-- start of DATA LINES --

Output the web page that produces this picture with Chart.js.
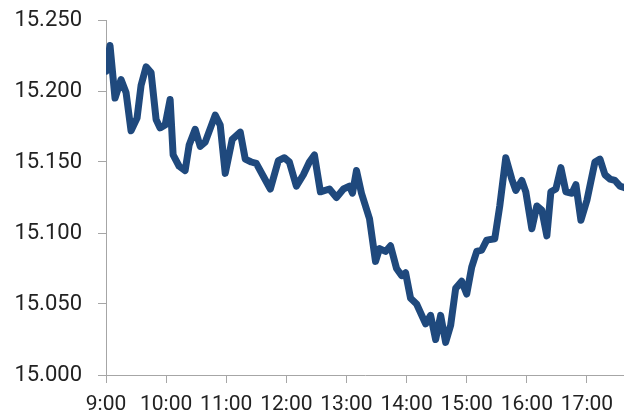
<!DOCTYPE html>
<html>
<head>
<meta charset="utf-8">
<script src="https://cdn.jsdelivr.net/npm/chart.js@4"></script>
<style>
  html, body { margin: 0; padding: 0; background: #fff; }
  #wrap { width: 624px; height: 414px; }
</style>
</head>
<body>
<div id="wrap"><canvas id="chart" width="624" height="414"></canvas></div>
<script>
// intraday prices
const times = [
  "9:00", "9:04", "9:09", "9:15", "9:20", "9:25", "9:31", "9:35", "9:40", "9:45",
  "9:50", "9:54", "9:59", "10:04", "10:07", "10:13", "10:19", "10:23", "10:29", "10:34",
  "10:39", "10:49", "10:54", "10:59", "11:06", "11:14", "11:19", "11:25", "11:30", "11:37",
  "11:44", "11:52", "11:58", "12:03", "12:10", "12:17", "12:23", "12:28", "12:34", "12:43",
  "12:50", "12:57", "13:03", "13:06", "13:10", "13:15", "13:23", "13:29", "13:33", "13:39",
  "13:44", "13:50", "13:55", "13:59", "14:04", "14:10", "14:19", "14:24", "14:29", "14:34",
  "14:39", "14:44", "14:49", "14:55", "15:00", "15:05", "15:10", "15:15", "15:20", "15:28",
  "15:33", "15:39", "15:45", "15:49", "15:55", "15:59", "16:05", "16:10", "16:15", "16:20",
  "16:24", "16:29", "16:34", "16:39", "16:45", "16:49", "16:54", "17:00", "17:08", "17:13",
  "17:18", "17:23", "17:28", "17:33", "17:37"
];
const prices = [
  15.214, 15.232, 15.195, 15.208, 15.199, 15.172, 15.181, 15.204, 15.217, 15.213,
  15.180, 15.174, 15.176, 15.194, 15.155, 15.147, 15.144, 15.162, 15.173, 15.161,
  15.164, 15.183, 15.176, 15.142, 15.166, 15.171, 15.152, 15.150, 15.149, 15.140,
  15.131, 15.151, 15.153, 15.150, 15.133, 15.141, 15.150, 15.155, 15.129, 15.131,
  15.125, 15.131, 15.133, 15.128, 15.144, 15.128, 15.110, 15.080, 15.089, 15.087,
  15.091, 15.075, 15.070, 15.072, 15.054, 15.050, 15.036, 15.042, 15.025, 15.042,
  15.023, 15.035, 15.061, 15.066, 15.057, 15.076, 15.087, 15.088, 15.095, 15.096,
  15.119, 15.153, 15.138, 15.130, 15.137, 15.129, 15.103, 15.119, 15.116, 15.098,
  15.129, 15.131, 15.146, 15.129, 15.128, 15.134, 15.109, 15.123, 15.150, 15.152,
  15.141, 15.138, 15.137, 15.133, 15.132
];
const yTicks = [15.000, 15.050, 15.100, 15.150, 15.200, 15.250];
const xStart = "9:00";
const xEnd = "17:37";

function toMinutes(t) {
  const [h, m] = t.split(":").map(Number);
  return h * 60 + m;
}

const points = times.map((t, i) => ({ x: toMinutes(t), y: prices[i] }));
const axisGrey = "#a6a6a6";

new Chart(document.getElementById("chart"), {
  type: "line",
  data: {
    datasets: [{
      data: points,
      borderColor: "#1f497d",
      borderWidth: 7,
      borderJoinStyle: "round",
      borderCapStyle: "round",
      pointRadius: 0,
      tension: 0,
      fill: false,
    }],
  },
  options: {
    responsive: false,
    animation: false,
    events: [],
    layout: { padding: { top: 20, right: 0, bottom: 0, left: 0 } },
    plugins: {
      legend: { display: false },
      title: { display: false },
      tooltip: { enabled: false },
    },
    scales: {
      x: {
        type: "linear",
        min: toMinutes(xStart),
        max: toMinutes(xEnd),
        border: { display: true, color: axisGrey, width: 1 },
        grid: { drawOnChartArea: false, drawTicks: true, tickLength: 8, color: axisGrey },
        ticks: {
          stepSize: 60,
          includeBounds: false,
          autoSkip: false,
          maxRotation: 0,
          padding: 9,
          color: "#222",
          font: { family: "Roboto", size: 21 },
          callback: (v) => Math.floor(v / 60) + ":00",
        },
        afterFit: (scale) => {
          scale.height = 39;
          scale.paddingLeft = 0;
          scale.paddingRight = 0;
        },
      },
      y: {
        min: yTicks[0],
        max: yTicks[yTicks.length - 1],
        afterBuildTicks: (scale) => {
          scale.ticks = yTicks.map((v) => ({ value: v }));
        },
        border: { display: true, color: axisGrey, width: 1 },
        grid: { drawOnChartArea: false, drawTicks: true, tickLength: 8, color: axisGrey },
        ticks: {
          padding: 16,
          color: "#222",
          font: { family: "Roboto", size: 22 },
          callback: (v) => Number(v).toFixed(3),
        },
        afterFit: (scale) => {
          scale.width = 106;
          scale.paddingTop = 0;
          scale.paddingBottom = 0;
        },
      },
    },
  },
});
</script>
</body>
</html>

-- end of DATA LINES --

THE TASK: Please set down each line of the data above exactly as written, without the pictures.

RESPONSE FOR THIS EXERCISE:
Output the web page that produces this picture with Chart.js.
<!DOCTYPE html>
<html>
<head>
<meta charset="utf-8">
<script src="https://cdn.jsdelivr.net/npm/chart.js@4"></script>
<style>
  html, body { margin: 0; padding: 0; background: #fff; }
  #wrap { width: 624px; height: 414px; }
</style>
</head>
<body>
<div id="wrap"><canvas id="chart" width="624" height="414"></canvas></div>
<script>
// intraday prices
const times = [
  "9:00", "9:04", "9:09", "9:15", "9:20", "9:25", "9:31", "9:35", "9:40", "9:45",
  "9:50", "9:54", "9:59", "10:04", "10:07", "10:13", "10:19", "10:23", "10:29", "10:34",
  "10:39", "10:49", "10:54", "10:59", "11:06", "11:14", "11:19", "11:25", "11:30", "11:37",
  "11:44", "11:52", "11:58", "12:03", "12:10", "12:17", "12:23", "12:28", "12:34", "12:43",
  "12:50", "12:57", "13:03", "13:06", "13:10", "13:15", "13:23", "13:29", "13:33", "13:39",
  "13:44", "13:50", "13:55", "13:59", "14:04", "14:10", "14:19", "14:24", "14:29", "14:34",
  "14:39", "14:44", "14:49", "14:55", "15:00", "15:05", "15:10", "15:15", "15:20", "15:28",
  "15:33", "15:39", "15:45", "15:49", "15:55", "15:59", "16:05", "16:10", "16:15", "16:20",
  "16:24", "16:29", "16:34", "16:39", "16:45", "16:49", "16:54", "17:00", "17:08", "17:13",
  "17:18", "17:23", "17:28", "17:33", "17:37"
];
const prices = [
  15.214, 15.232, 15.195, 15.208, 15.199, 15.172, 15.181, 15.204, 15.217, 15.213,
  15.180, 15.174, 15.176, 15.194, 15.155, 15.147, 15.144, 15.162, 15.173, 15.161,
  15.164, 15.183, 15.176, 15.142, 15.166, 15.171, 15.152, 15.150, 15.149, 15.140,
  15.131, 15.151, 15.153, 15.150, 15.133, 15.141, 15.150, 15.155, 15.129, 15.131,
  15.125, 15.131, 15.133, 15.128, 15.144, 15.128, 15.110, 15.080, 15.089, 15.087,
  15.091, 15.075, 15.070, 15.072, 15.054, 15.050, 15.036, 15.042, 15.025, 15.042,
  15.023, 15.035, 15.061, 15.066, 15.057, 15.076, 15.087, 15.088, 15.095, 15.096,
  15.119, 15.153, 15.138, 15.130, 15.137, 15.129, 15.103, 15.119, 15.116, 15.098,
  15.129, 15.131, 15.146, 15.129, 15.128, 15.134, 15.109, 15.123, 15.150, 15.152,
  15.141, 15.138, 15.137, 15.133, 15.132
];
const yTicks = [15.000, 15.050, 15.100, 15.150, 15.200, 15.250];
const xStart = "9:00";
const xEnd = "17:37";

function toMinutes(t) {
  const [h, m] = t.split(":").map(Number);
  return h * 60 + m;
}

const points = times.map((t, i) => ({ x: toMinutes(t), y: prices[i] }));
const axisGrey = "#a6a6a6";

new Chart(document.getElementById("chart"), {
  type: "line",
  data: {
    datasets: [{
      data: points,
      borderColor: "#1f497d",
      borderWidth: 7,
      borderJoinStyle: "round",
      borderCapStyle: "round",
      pointRadius: 0,
      tension: 0,
      fill: false,
    }],
  },
  options: {
    responsive: false,
    animation: false,
    events: [],
    layout: { padding: { top: 20, right: 0, bottom: 0, left: 0 } },
    plugins: {
      legend: { display: false },
      title: { display: false },
      tooltip: { enabled: false },
    },
    scales: {
      x: {
        type: "linear",
        min: toMinutes(xStart),
        max: toMinutes(xEnd),
        border: { display: true, color: axisGrey, width: 1 },
        grid: { drawOnChartArea: false, drawTicks: true, tickLength: 8, color: axisGrey },
        ticks: {
          stepSize: 60,
          includeBounds: false,
          autoSkip: false,
          maxRotation: 0,
          padding: 9,
          color: "#222",
          font: { family: "Roboto", size: 21 },
          callback: (v) => Math.floor(v / 60) + ":00",
        },
        afterFit: (scale) => {
          scale.height = 39;
          scale.paddingLeft = 0;
          scale.paddingRight = 0;
        },
      },
      y: {
        min: yTicks[0],
        max: yTicks[yTicks.length - 1],
        afterBuildTicks: (scale) => {
          scale.ticks = yTicks.map((v) => ({ value: v }));
        },
        border: { display: true, color: axisGrey, width: 1 },
        grid: { drawOnChartArea: false, drawTicks: true, tickLength: 8, color: axisGrey },
        ticks: {
          padding: 16,
          color: "#222",
          font: { family: "Roboto", size: 22 },
          callback: (v) => Number(v).toFixed(3),
        },
        afterFit: (scale) => {
          scale.width = 106;
          scale.paddingTop = 0;
          scale.paddingBottom = 0;
        },
      },
    },
  },
});
</script>
</body>
</html>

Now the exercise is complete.